Goodbye.

I remember you telling me the story about your fortune cookie side business way back when. It involved you and some girl who didn't matter to you anymore, and I remember wondering if I was ever going to be that girl who didn't matter in one of your stories from another life. Will I be the girl you won't say hi to when you see her at MOCA because she's not important anymore?  I guess now I know the answer to that. I hope, at least, that you remember to point out that I had great taste in shoes if I ever come up again. 

I'm not going to be sad about us. We loved each other. One day, I will look back and remember everything that was great. Yes, there were difficulties and challenges, but I loved every minute of being with you, even when we fought. I got to feel a happiness I never knew existed.

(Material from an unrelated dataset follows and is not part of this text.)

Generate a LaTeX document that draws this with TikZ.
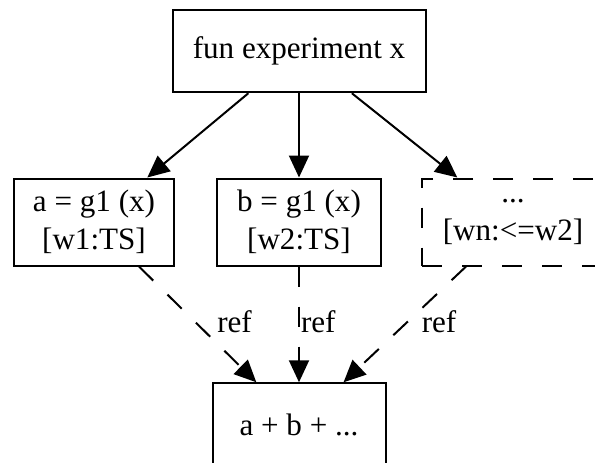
\documentclass[tikz,border=0pt]{standalone}
\usepackage{fontspec}
\setmainfont{Liberation Serif}
\usetikzlibrary{arrows.meta}

\begin{document}
\begin{tikzpicture}[x=1pt, y=-1pt, font=\fontsize{31.1}{38}\selectfont,
	box/.style={draw, line width=2pt, inner sep=0pt, align=center},
	link/.style={line width=2pt, -{Triangle[length=22pt, width=20pt]}},
	reflink/.style={link, dash pattern=on 20pt off 20pt},
	lbl/.style={inner sep=0pt, anchor=west}]
	\useasboundingbox (0, 0) rectangle (595, 463);
	\clip (0, 0) rectangle (595, 463);
	% Nodes:
	\node[box, minimum width=253pt, minimum height=82.5pt](fun) at (299, 51){fun experiment x};
	\node[box, minimum width=160pt, minimum height=87pt](ga) at (94, 222){a = g1 (x)\\{}[w1:TS]};
	\node[box, minimum width=164pt, minimum height=87pt](gb) at (299, 222){b = g1 (x)\\{}[w2:TS]};
	\node[box, dash pattern=on 20pt off 20pt, minimum width=182pt, minimum height=87pt](gn) at (513, 222){...\\{}[wn:<=w2]};
	\node[box, minimum width=173pt, minimum height=82.5pt](sum) at (299, 424.5){a + b + ...};
	% Edges:
	\draw[link] (fun) -- (ga);
	\draw[link] (fun) -- (gb);
	\draw[link] (fun) -- (gn);
	\draw[reflink] (ga) -- node[lbl, pos=0.48, xshift=21pt](refa){ref} (sum);
	\draw[reflink] (gb) -- node[lbl, pos=0.48, xshift=1pt](refb){ref} (sum);
	\draw[reflink] (gn) -- node[lbl, pos=0.48, xshift=13.5pt](refn){ref} (sum);
\end{tikzpicture}
\end{document}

Maybe one day, I'll feel it again in another time and another place, and you will too. It'll always have a hint of you there now though, a subtle reminder of the past. 

I think I'll miss waking up next to you the most. The morning kisses all over my face and how we would wake up a little bit before the alarm to just exist together before work. I'll miss when you wanted to tickle me or even play with my belly button in that weird way. I'll even miss playing the god-awful flip-card game together and never winning any cards. 

I do want us to be friends but how and if that's possible, I don't know right now. 

P.S. If and when there is another girl in your life, buy her more flowers than you did with me, and take her out to more dinners as much as possible. It's what I always wanted from you more and never got to have.